▶ **OBJECTIVE**
For the data below, transcribe the part that opens with the line containing "Generate a LaTeX" and closes with the line containing "rotate=90] (rod1t) at", exactly and with no pictures.

▶ **DATA FOR THE TASK**
==========

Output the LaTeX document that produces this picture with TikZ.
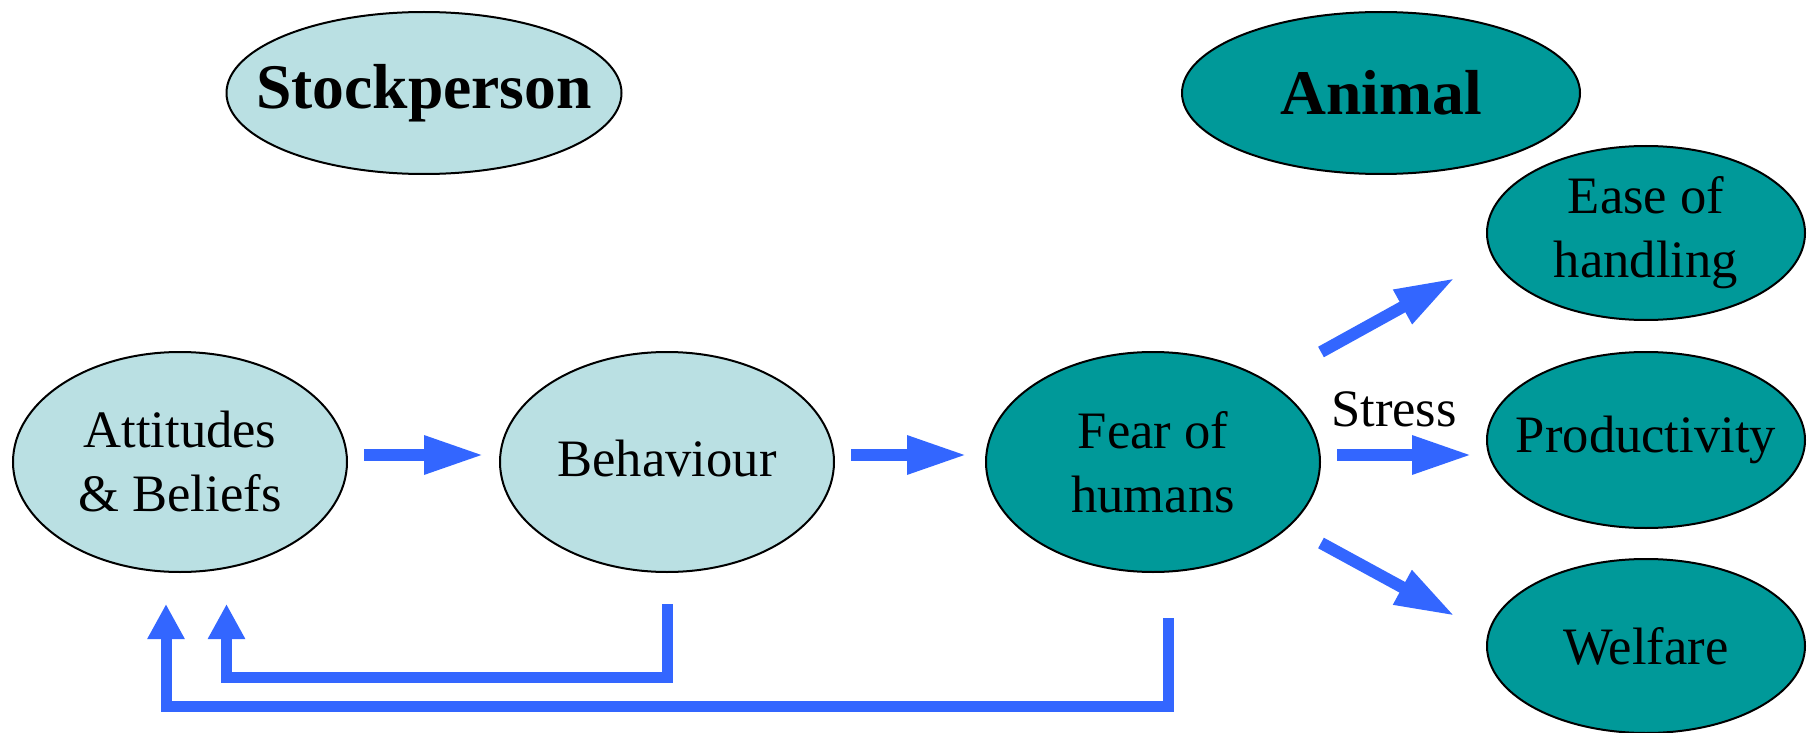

==========

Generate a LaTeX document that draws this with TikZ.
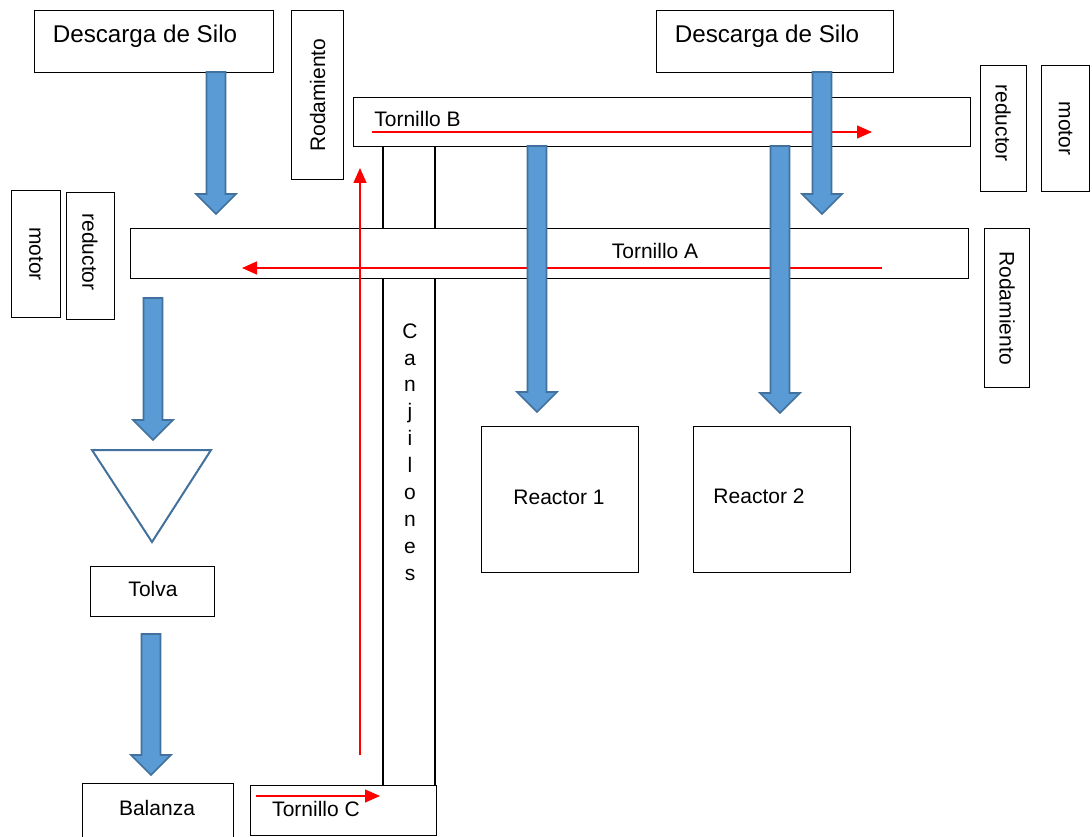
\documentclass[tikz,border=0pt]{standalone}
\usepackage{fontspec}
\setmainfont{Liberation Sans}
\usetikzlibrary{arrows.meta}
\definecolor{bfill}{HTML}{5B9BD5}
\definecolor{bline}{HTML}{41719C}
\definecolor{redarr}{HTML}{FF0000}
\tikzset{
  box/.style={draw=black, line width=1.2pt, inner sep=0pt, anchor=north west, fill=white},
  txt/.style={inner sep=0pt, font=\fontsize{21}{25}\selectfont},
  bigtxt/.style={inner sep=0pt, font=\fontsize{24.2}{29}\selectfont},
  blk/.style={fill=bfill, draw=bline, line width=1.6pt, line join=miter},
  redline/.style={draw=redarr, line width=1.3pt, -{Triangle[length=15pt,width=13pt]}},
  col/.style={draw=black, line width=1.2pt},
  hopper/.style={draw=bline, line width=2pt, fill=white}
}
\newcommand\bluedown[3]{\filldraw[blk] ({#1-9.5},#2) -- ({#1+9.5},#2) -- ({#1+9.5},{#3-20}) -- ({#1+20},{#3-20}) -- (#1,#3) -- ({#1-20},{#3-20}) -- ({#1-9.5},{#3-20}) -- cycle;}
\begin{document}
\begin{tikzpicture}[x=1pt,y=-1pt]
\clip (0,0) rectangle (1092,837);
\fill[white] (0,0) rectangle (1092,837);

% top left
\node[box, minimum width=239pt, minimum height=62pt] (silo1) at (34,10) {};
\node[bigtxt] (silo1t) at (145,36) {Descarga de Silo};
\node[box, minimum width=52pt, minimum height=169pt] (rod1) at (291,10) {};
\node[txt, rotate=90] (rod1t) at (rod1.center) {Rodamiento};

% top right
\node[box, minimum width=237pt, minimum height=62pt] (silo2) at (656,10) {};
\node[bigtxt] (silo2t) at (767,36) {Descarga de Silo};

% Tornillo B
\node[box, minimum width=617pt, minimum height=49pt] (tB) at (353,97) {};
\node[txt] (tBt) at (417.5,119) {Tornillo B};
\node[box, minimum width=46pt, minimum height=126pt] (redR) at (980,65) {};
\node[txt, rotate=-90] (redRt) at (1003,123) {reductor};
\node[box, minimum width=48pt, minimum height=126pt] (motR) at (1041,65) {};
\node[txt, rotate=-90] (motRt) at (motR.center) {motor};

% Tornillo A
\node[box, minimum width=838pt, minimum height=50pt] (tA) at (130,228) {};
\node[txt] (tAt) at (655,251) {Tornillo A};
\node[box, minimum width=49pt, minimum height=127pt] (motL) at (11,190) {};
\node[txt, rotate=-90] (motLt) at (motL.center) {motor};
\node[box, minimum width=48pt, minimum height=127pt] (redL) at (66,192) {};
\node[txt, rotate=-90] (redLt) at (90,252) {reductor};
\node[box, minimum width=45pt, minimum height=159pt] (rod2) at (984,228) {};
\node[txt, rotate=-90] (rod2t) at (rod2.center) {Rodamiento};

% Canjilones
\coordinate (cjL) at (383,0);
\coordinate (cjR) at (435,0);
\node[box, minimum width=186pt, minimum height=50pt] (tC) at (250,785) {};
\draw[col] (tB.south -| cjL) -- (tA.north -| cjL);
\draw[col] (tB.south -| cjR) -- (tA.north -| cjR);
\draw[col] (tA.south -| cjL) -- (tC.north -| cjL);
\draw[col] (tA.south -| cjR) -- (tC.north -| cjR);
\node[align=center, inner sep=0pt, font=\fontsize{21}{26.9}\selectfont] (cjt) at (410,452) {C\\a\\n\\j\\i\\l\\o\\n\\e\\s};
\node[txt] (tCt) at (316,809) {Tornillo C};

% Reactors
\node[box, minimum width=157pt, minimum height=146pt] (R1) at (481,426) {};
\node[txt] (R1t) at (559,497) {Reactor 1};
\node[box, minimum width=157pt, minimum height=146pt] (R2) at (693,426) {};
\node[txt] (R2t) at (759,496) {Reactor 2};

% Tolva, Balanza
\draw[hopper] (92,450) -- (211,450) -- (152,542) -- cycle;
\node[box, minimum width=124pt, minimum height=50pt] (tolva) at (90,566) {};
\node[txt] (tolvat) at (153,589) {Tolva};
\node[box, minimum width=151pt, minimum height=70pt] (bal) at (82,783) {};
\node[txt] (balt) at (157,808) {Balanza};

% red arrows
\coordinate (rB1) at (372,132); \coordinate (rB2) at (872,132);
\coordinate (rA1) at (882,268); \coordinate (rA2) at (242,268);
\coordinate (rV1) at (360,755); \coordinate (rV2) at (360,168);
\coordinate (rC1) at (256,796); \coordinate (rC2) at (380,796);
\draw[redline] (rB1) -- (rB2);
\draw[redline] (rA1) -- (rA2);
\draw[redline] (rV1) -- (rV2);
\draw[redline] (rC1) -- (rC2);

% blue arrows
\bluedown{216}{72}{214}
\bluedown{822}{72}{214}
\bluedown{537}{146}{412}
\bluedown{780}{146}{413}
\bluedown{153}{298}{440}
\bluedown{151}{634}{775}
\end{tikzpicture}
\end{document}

==========

▶ **RESPONSE TO THE TASK**
Generate a LaTeX document that draws this with TikZ.
\documentclass[tikz,border=0pt]{standalone}
\usepackage{fontspec}
\setmainfont{Liberation Sans}
\usetikzlibrary{arrows.meta}
\definecolor{bfill}{HTML}{5B9BD5}
\definecolor{bline}{HTML}{41719C}
\definecolor{redarr}{HTML}{FF0000}
\tikzset{
  box/.style={draw=black, line width=1.2pt, inner sep=0pt, anchor=north west, fill=white},
  txt/.style={inner sep=0pt, font=\fontsize{21}{25}\selectfont},
  bigtxt/.style={inner sep=0pt, font=\fontsize{24.2}{29}\selectfont},
  blk/.style={fill=bfill, draw=bline, line width=1.6pt, line join=miter},
  redline/.style={draw=redarr, line width=1.3pt, -{Triangle[length=15pt,width=13pt]}},
  col/.style={draw=black, line width=1.2pt},
  hopper/.style={draw=bline, line width=2pt, fill=white}
}
\newcommand\bluedown[3]{\filldraw[blk] ({#1-9.5},#2) -- ({#1+9.5},#2) -- ({#1+9.5},{#3-20}) -- ({#1+20},{#3-20}) -- (#1,#3) -- ({#1-20},{#3-20}) -- ({#1-9.5},{#3-20}) -- cycle;}
\begin{document}
\begin{tikzpicture}[x=1pt,y=-1pt]
\clip (0,0) rectangle (1092,837);
\fill[white] (0,0) rectangle (1092,837);

% top left
\node[box, minimum width=239pt, minimum height=62pt] (silo1) at (34,10) {};
\node[bigtxt] (silo1t) at (145,36) {Descarga de Silo};
\node[box, minimum width=52pt, minimum height=169pt] (rod1) at (291,10) {};
\node[txt, rotate=90] (rod1t) at (rod1.center) {Rodamiento};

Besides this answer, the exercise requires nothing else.